Os novos governadores falam em vender imóveis ociosos, raspar o fundo do tacho, sempre para novos investimentos, garantir PPPs (Parcerias Público-Privadas), mas já existem pareceres de juristas renomados, como o professor Kyoshi Harada (disponível no www.oabsp.org.br, Comissão de Precatórios), demonstrando que qualquer movimento desses, sem o pagamento prévio de precatórios, não passará de fraude a credores, violando os princípios éticos e de moralidade previstos na Constituição, regras orçamentárias e por aí vai. Senhores empresários, cuidado com o canto da sereia do governo nas PPPs…

Realmente, como é que alguém que deve (com decisão judicial) a Deus e todo mundo, pode ter a ousadia de querer vender (ou separar, como garantia, numa blindagem “especial”) bens, ações ou que for, para proteger novos contratos ou credores potenciais, futuros, mas agora “de primeira classe”, sem pagar ou se acertar com os antigos? Estaríamos criando os credores INSS (os atuais credores judiciais) e os potenciais Prime ou Personnalité (gente fina, com sala VIP, que, muito corretamente, irá subordinar qualquer negócio com o Poder Público a garantias efetivas).

É uma pena que a criatividade dos alquimistas oficiais seja sempre na direção do calote, nunca para o pagamento.

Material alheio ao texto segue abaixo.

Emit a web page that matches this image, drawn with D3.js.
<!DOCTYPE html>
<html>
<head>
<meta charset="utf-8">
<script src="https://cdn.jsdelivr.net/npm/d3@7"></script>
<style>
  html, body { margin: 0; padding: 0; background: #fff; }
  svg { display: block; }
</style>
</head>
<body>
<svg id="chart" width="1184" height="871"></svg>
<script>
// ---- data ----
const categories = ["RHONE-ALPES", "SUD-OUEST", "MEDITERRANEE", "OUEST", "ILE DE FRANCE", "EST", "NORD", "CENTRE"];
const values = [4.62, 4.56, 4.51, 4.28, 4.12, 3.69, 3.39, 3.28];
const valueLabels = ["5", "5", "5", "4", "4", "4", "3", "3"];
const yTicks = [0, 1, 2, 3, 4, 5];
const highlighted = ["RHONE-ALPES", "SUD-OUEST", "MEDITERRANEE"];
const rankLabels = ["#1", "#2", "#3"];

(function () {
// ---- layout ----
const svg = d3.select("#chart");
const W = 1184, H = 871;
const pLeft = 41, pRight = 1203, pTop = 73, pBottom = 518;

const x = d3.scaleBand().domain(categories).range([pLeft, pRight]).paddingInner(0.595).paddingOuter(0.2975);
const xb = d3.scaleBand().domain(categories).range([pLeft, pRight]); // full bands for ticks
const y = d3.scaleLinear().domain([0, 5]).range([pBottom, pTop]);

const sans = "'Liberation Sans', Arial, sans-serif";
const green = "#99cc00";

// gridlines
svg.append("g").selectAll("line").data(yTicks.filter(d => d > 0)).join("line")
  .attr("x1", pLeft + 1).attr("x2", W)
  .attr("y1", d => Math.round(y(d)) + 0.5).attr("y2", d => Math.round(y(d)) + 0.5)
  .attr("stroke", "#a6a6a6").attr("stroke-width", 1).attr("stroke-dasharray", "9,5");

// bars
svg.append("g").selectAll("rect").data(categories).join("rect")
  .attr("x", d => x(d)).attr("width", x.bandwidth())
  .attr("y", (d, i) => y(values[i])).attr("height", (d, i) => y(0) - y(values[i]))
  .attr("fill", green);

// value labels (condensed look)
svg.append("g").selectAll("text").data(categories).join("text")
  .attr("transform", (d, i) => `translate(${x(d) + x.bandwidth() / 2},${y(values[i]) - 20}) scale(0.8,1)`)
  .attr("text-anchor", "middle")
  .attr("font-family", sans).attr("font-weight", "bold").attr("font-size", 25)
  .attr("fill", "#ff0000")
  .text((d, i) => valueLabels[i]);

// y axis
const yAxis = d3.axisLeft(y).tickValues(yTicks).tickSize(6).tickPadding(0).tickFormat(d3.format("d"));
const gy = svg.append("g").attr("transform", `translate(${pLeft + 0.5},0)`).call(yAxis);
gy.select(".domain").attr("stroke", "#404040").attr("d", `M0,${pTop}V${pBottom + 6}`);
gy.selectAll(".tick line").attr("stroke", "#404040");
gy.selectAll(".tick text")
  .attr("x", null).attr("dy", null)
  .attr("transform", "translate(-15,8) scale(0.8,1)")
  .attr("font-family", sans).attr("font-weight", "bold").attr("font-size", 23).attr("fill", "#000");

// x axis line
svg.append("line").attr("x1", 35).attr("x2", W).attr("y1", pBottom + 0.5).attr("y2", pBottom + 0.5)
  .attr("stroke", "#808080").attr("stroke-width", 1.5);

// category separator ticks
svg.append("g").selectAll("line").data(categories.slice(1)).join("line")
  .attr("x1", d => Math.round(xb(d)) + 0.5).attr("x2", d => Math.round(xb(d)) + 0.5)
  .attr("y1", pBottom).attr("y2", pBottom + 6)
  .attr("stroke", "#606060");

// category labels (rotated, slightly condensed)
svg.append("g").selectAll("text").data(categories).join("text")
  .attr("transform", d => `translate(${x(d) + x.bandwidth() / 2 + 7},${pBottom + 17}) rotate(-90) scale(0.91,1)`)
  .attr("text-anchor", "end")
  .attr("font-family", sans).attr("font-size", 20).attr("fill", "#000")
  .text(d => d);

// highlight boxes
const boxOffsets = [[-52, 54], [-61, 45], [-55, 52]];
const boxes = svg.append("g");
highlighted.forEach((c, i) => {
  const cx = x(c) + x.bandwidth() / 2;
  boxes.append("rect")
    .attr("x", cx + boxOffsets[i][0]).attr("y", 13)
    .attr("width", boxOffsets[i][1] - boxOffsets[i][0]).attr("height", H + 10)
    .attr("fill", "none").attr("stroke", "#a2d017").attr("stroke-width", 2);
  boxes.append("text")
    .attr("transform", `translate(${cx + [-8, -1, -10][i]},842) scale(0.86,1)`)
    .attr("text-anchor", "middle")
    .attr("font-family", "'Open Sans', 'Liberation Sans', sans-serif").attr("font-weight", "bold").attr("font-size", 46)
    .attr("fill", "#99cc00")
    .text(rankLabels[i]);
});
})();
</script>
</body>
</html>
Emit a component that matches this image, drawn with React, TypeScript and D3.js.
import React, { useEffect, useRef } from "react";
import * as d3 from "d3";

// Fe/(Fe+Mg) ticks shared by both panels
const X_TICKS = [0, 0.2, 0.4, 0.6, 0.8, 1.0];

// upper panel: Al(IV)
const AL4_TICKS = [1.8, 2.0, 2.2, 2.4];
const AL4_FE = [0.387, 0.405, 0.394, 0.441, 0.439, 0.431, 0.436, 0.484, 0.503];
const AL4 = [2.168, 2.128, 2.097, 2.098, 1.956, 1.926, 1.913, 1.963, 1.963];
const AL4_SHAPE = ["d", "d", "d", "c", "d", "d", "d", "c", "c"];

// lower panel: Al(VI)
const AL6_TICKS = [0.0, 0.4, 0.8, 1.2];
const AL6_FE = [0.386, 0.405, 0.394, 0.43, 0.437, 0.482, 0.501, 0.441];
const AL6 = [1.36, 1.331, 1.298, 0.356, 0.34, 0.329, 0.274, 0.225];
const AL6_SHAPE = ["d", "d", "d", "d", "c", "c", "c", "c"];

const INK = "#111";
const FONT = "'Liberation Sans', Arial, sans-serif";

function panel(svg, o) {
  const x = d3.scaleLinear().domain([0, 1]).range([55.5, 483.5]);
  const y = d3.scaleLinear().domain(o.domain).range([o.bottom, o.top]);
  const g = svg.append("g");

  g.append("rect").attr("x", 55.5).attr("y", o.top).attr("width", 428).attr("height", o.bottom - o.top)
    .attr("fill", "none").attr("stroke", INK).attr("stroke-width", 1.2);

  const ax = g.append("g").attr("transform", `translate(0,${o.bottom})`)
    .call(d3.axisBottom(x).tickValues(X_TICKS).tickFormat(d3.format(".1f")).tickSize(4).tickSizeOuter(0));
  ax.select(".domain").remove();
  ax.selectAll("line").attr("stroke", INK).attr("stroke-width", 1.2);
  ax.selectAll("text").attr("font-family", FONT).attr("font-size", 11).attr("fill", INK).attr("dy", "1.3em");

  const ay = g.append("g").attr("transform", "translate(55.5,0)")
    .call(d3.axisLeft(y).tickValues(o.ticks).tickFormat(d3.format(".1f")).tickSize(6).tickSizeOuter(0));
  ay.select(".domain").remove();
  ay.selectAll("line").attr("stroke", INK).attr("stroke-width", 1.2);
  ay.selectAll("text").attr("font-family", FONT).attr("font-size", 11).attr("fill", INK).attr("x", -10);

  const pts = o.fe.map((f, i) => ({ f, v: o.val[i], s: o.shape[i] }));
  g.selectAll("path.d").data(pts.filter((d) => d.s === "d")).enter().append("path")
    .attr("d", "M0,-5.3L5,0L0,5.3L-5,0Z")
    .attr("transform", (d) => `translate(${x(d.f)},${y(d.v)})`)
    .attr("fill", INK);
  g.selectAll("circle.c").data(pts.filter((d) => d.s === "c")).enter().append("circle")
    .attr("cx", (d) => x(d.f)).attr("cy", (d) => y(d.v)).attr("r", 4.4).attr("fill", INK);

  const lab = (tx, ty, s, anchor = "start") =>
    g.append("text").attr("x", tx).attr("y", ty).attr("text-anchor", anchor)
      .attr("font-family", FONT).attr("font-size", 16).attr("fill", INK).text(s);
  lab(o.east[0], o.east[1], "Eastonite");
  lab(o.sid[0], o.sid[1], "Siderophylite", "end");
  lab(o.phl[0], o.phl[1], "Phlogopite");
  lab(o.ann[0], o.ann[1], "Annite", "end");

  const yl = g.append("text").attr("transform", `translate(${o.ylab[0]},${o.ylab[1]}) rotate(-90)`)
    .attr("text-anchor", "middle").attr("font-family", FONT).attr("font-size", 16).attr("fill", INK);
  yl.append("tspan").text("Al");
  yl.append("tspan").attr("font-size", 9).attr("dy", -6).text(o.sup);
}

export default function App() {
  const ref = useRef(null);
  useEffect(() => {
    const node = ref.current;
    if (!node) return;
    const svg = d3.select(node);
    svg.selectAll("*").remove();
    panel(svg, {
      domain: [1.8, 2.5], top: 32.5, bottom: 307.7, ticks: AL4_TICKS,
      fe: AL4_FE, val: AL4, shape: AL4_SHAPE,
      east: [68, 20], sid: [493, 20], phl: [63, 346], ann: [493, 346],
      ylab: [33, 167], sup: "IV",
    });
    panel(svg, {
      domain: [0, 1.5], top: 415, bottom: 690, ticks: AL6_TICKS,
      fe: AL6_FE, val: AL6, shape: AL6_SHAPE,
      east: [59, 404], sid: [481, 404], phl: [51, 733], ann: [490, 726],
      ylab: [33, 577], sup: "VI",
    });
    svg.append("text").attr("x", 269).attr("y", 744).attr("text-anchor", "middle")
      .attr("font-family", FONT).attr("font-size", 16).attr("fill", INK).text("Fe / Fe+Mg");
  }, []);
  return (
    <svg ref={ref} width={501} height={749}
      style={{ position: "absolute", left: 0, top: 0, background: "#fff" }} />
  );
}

Mas esta maior proximidade com o mercado financeiro, com a criação de fundos de investimentos e securitização de recebíveis, descritas acima, exigindo dados auditáveis, boa governança e procedimentos éticos, pode mudar o jogo. É mais um grande serviço que as instituições financeiras poderão fazer ao país.

Se o mercado gira 1 trilhão de dívida pública todo dia, adicionar 100 bilhões (10 por cento) deve ser algo administrável e bom para o país, que ficará livre da mentira, libertando o Poder Judiciário de sua missão atual de órgão acessório do Executivo para rolar as dívidas públicas.

Esconder números e dar calote somente gera crescimento do descrédito da população pelas instituições e desencoraja investimentos.

Ah, e nem falei de ética, fazer as coisas simplesmente porque são corretas. Este produto — ética, está em baixa no mercado do Poder, o que vale é ele, Poder, a qualquer custo, e o lucro, não importa se artificial, de curto prazo e insustentável.